China Off the Hook for $2.4B Bond-Holder Debt
(CN) - The People's Republic of China does not owe nearly $2.4 billion to two people holding bonds issued by the Chinese government in 1913, a federal judge in Manhattan ruled.
Gloria Bolanos Pons and Aitor Rodriguez Soria claimed the People's Republic was on the hook for the predecessor government's debt.
U.S. District Judge Richard J. Howell said the plaintiffs are barred from collecting the money by the Foreign Sovereign Immunities Act of 1979, which helped normalize diplomatic relations between the United States and China. The treaty also secured a settlement of all property claims made by U.S. nationals against the communist government "arising from any nationalization, expropriation, intervention, and other taking" following the civil war and regime change.

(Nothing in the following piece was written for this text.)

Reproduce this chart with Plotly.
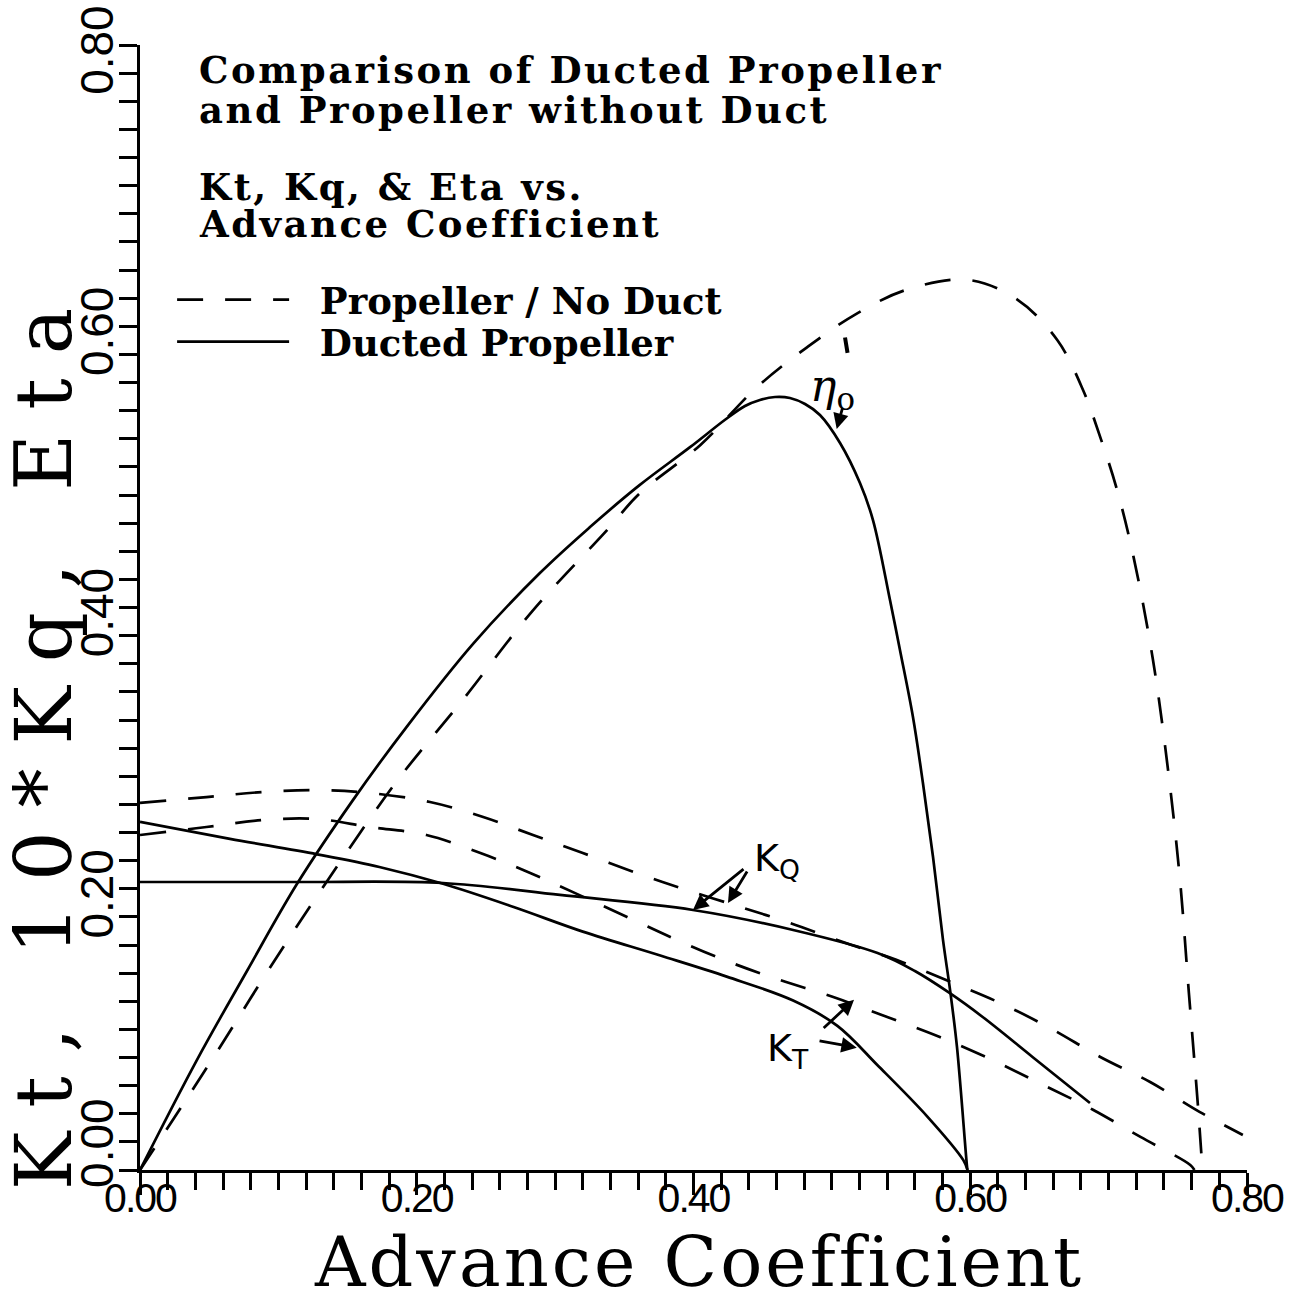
import plotly.graph_objects as go

# ---------------- data ----------------
# Ducted propeller (solid lines)
duct_eta_J = [0.0, 0.041, 0.077, 0.1135, 0.1535, 0.193, 0.241, 0.289, 0.325, 0.361,
              0.3975, 0.4228, 0.4372, 0.448, 0.4589, 0.4697, 0.4806, 0.4914, 0.5059,
              0.5203, 0.5297, 0.542, 0.5492, 0.5586, 0.5658, 0.5731, 0.5803, 0.5854,
              0.5904, 0.5977, 0.598]
duct_eta = [0.0, 0.078, 0.141, 0.2035, 0.2625, 0.3155, 0.3745, 0.4245, 0.457, 0.487,
            0.514, 0.5335, 0.5433, 0.5476, 0.5497, 0.549, 0.5447, 0.5369, 0.517,
            0.4885, 0.4622, 0.4053, 0.3698, 0.3221, 0.2752, 0.2226, 0.1636, 0.128,
            0.0875, 0.002, 0.0]

duct_kt_J = [0.0, 0.065, 0.128, 0.173, 0.219, 0.270, 0.320, 0.376, 0.424, 0.472, 0.504,
             0.533, 0.569, 0.595, 0.598]
duct_kt = [0.2475, 0.2355, 0.2245, 0.2155, 0.2035, 0.187, 0.1695, 0.1525, 0.1375, 0.1205,
           0.1025, 0.0745, 0.038, 0.007, 0.0]

duct_kq_J = [0.0, 0.1135, 0.219, 0.3035, 0.3996, 0.472, 0.533, 0.560, 0.585, 0.609, 0.645,
             0.6865]
duct_kq = [0.2048, 0.2048, 0.2041, 0.1956, 0.1849, 0.1707, 0.1543, 0.1415, 0.1259, 0.1088,
           0.0804, 0.0476]

# Propeller without duct (dashed lines)
nod_eta_J = [0.0, 0.053, 0.094, 0.137, 0.186, 0.233, 0.284, 0.3375, 0.361, 0.405, 0.446,
             0.482, 0.518, 0.554, 0.598, 0.634, 0.663, 0.6815, 0.694, 0.706, 0.718, 0.732,
             0.743, 0.7516, 0.758, 0.7646, 0.7675, 0.768]
nod_eta = [0.0, 0.080, 0.144, 0.208, 0.277, 0.334, 0.398, 0.455, 0.481, 0.5156, 0.5568,
           0.585, 0.609, 0.626, 0.633, 0.619, 0.590, 0.5547, 0.521, 0.484, 0.436, 0.363,
           0.284, 0.206, 0.126, 0.045, 0.005, 0.0]

nod_kt_J = [0.0, 0.048, 0.089, 0.128, 0.166, 0.207, 0.246, 0.282, 0.352, 0.388, 0.426,
            0.4625, 0.501, 0.540, 0.578, 0.616, 0.653, 0.689, 0.723, 0.759, 0.762]
nod_kt = [0.2382, 0.2439, 0.2489, 0.2496, 0.2439, 0.2382, 0.2254, 0.2112, 0.1799, 0.1636,
          0.1479, 0.1351, 0.123, 0.1088, 0.0946, 0.0782, 0.0604, 0.0427, 0.0235, 0.0036, 0.0]

nod_kq_J = [0.0, 0.048, 0.089, 0.128, 0.166, 0.2096, 0.248, 0.284, 0.320, 0.359, 0.395,
            0.434, 0.470, 0.508, 0.547, 0.5875, 0.6215, 0.6576, 0.694, 0.730, 0.766, 0.797]
nod_kq = [0.261, 0.2652, 0.2688, 0.2702, 0.2681, 0.2617, 0.251, 0.2382, 0.2254, 0.2112,
          0.1991, 0.187, 0.1756, 0.1621, 0.1493, 0.133, 0.1188, 0.101, 0.0804, 0.0626,
          0.0412, 0.0249]

x_tickvals = [0.0, 0.2, 0.4, 0.6, 0.8]
x_ticktext = ["0.00", "0.20", "0.40", "0.60", "0.80"]
y_tickvals = [0.0, 0.2, 0.4, 0.6, 0.8]
y_ticktext = ["0.00", "0.20", "0.40", "0.60", "0.80"]

series_names = ["Propeller / No Duct", "Ducted Propeller"]
title_lines = ["Comparison of Ducted Propeller", "and Propeller without Duct",
               "Kt, Kq, & Eta vs.", "Advance Coefficient"]
x_title = "Advance Coefficient"
y_title = "Kt, 10*Kq, Eta"

# ---------------- figure ----------------
DASH = "26px,22px"
LW = 2.7
NB = "\u00a0\u00a0"
fig = go.Figure()


def add(xs, ys, dashed, show):
    fig.add_trace(go.Scatter(
        x=xs, y=ys, mode="lines",
        line=dict(color="black", width=LW, dash=DASH if dashed else "solid",
                  shape="spline", smoothing=1.0),
        name=NB + (series_names[0] if dashed else series_names[1]),
        legend="legend" if dashed else "legend2",
        showlegend=show, hoverinfo="skip"))


add(nod_eta_J, nod_eta, True, True)
add(duct_eta_J, duct_eta, False, True)
add(nod_kt_J, nod_kt, True, False)
add(nod_kq_J, nod_kq, True, False)
add(duct_kt_J, duct_kt, False, False)
add(duct_kq_J, duct_kq, False, False)


def spaced(t, px):
    return '<span style="letter-spacing:%spx">%s</span>' % (px, t)


text_font = dict(family="DejaVu Serif", size=37, color="black", weight="bold")
title_y = [0.782, 0.754, 0.699, 0.673]
annotations = []
for t, yy in zip(title_lines, title_y):
    annotations.append(dict(x=0.041, y=yy, xref="x", yref="y", text=spaced(t, 2.5),
                            showarrow=False, xanchor="left", yanchor="middle",
                            font=text_font))

# axis titles (placed as annotations to match the reference positions)
annotations.append(dict(x=0.505, y=-0.082, xref="paper", yref="paper",
                        text=spaced(x_title, 3), showarrow=False,
                        xanchor="center", yanchor="middle",
                        font=dict(family="DejaVu Serif", size=70, color="black")))
annotations.append(dict(x=-0.0867, y=0.385, xref="paper", yref="paper",
                        text=spaced(y_title, 24), showarrow=False, textangle=-90,
                        xanchor="center", yanchor="middle",
                        font=dict(family="DejaVu Serif", size=78, color="black")))

hand_font = dict(family="DejaVu Sans", size=38, color="black")
arrow_kw = dict(text="", showarrow=True, arrowhead=2, arrowsize=1.1, arrowwidth=2.8,
                arrowcolor="black", axref="x", ayref="y")
# K_Q label + arrows
annotations.append(dict(x=0.442, y=0.2204, text="K<sub>Q</sub>", showarrow=False,
                        xanchor="left", yanchor="middle", font=hand_font))
annotations.append(dict(x=0.3996, y=0.1849, ax=0.4372, ay=0.2148, **arrow_kw))
annotations.append(dict(x=0.4249, y=0.1899, ax=0.4394, ay=0.2133, **arrow_kw))
# K_T label + arrows
annotations.append(dict(x=0.4517, y=0.0853, text="K<sub>T</sub>", showarrow=False,
                        xanchor="left", yanchor="middle", font=hand_font))
annotations.append(dict(x=0.516, y=0.121, ax=0.493, ay=0.100, **arrow_kw))
annotations.append(dict(x=0.518, y=0.087, ax=0.490, ay=0.092, **arrow_kw))
# eta_o label + arrows
annotations.append(dict(x=0.4827, y=0.556, text="<i>η</i><sub>o</sub>", showarrow=False,
                        xanchor="left", yanchor="middle",
                        font=dict(family="DejaVu Serif", size=44, color="black")))
annotations.append(dict(x=0.5095, y=0.592, ax=0.5115, ay=0.580, text="", showarrow=True,
                        arrowhead=0, arrowwidth=4, arrowcolor="black",
                        axref="x", ayref="y"))
annotations.append(dict(x=0.5035, y=0.527, ax=0.508, ay=0.543, **arrow_kw))

legend_font = dict(family="DejaVu Serif", size=37, color="black", weight="bold")
legend_common = dict(xanchor="left", yanchor="middle", bgcolor="rgba(0,0,0,0)",
                     borderwidth=0, itemwidth=112, font=legend_font, itemclick=False,
                     itemdoubleclick=False)

# the first y label sits a little higher in the reference: pad it on its leading side
y_ticklabels = ["\u00a0" * 5 + y_ticktext[0]] + y_ticktext[1:]

fig.update_layout(
    width=1294, height=1304,
    margin=dict(l=140, r=47, t=45, b=134, pad=0),
    paper_bgcolor="white", plot_bgcolor="white",
    showlegend=True,
    legend=dict(x=0.029, y=0.7733, **legend_common),
    legend2=dict(x=0.029, y=0.736, **legend_common),
    annotations=annotations,
    xaxis=dict(range=[0, 0.8], showgrid=False, zeroline=False, showline=True,
               linecolor="black", linewidth=3, mirror=False, automargin=False,
               ticks="outside", ticklen=22, tickwidth=3, tickcolor="black",
               tickvals=x_tickvals,
               ticktext=['<span style="letter-spacing:-2px">%s</span>' % t
                         for t in x_ticktext],
               ticklabelstandoff=-32, ticklabeloverflow="allow",
               tickfont=dict(family="Liberation Sans", size=41, color="black"),
               minor=dict(dtick=0.02, ticks="outside", ticklen=17, tickwidth=2.5,
                          tickcolor="black", showgrid=False)),
    yaxis=dict(range=[0, 0.8], showgrid=False, zeroline=False, showline=True,
               linecolor="black", linewidth=3, mirror=False, automargin=False,
               ticks="outside", ticklen=18, tickwidth=3, tickcolor="black",
               tickvals=y_tickvals, ticktext=y_ticklabels, tickangle=-90,
               ticklabeloverflow="allow", ticklabelstandoff=-12, ticklabelshift=12,
               tickfont=dict(family="Liberation Sans", size=46, color="black"),
               minor=dict(dtick=0.02, ticks="outside", ticklen=18, tickwidth=2.5,
                          tickcolor="black", showgrid=False)),
)

fig.write_html("out.html")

The bonds were issued in 1913 under the Chinese Government Reorganization Loan Agreement. A group of international banks floated the country 25 million British pounds, and in turn issued bonds for the value of the loan. They were secured by revenue the Chinese government would ostensibly obtain through taxation.
U.S. banks were excluded from the deal after President Woodrow Wilson refused American participation on the grounds that the loan infringed on China's sovereignty.
As a result, the bonds were not payable in U.S. dollars.
Following the revolution in 1949, Mao's government stopped making interest payments on the bonds.
As to how the plaintiffs acquired their 103 bonds, the judge said it's "shrouded in some mystery." They claim to have bought them from Pon's father in 1955, but offer no details beyond that. They do, however, know the precise amount allegedly owed to them: $2,392,194,873.
The 1979 treaty granted foreign governments immunity from prosecution in U.S. courts. Limited exceptions were carved out.
Judge Howell decided the plaintiffs did not meet any of them.
The statute of limitations also precluded the bond holders from collecting the purported debt, Howell added, as did the fact that the bonds could not be cashed for U.S. dollars.
The bonds called for payment in five possible cities, each outside of the United States.
Specifically, the bonds were payable "in London in sterling money of Great Britain," "in Berlin in Marks," "in Paris in Francs," "in St. Petersburg in Roubles" or "in Yokohama in Yen."
Payment on these bonds could not be demanded in the United States, Judge Howell wrote.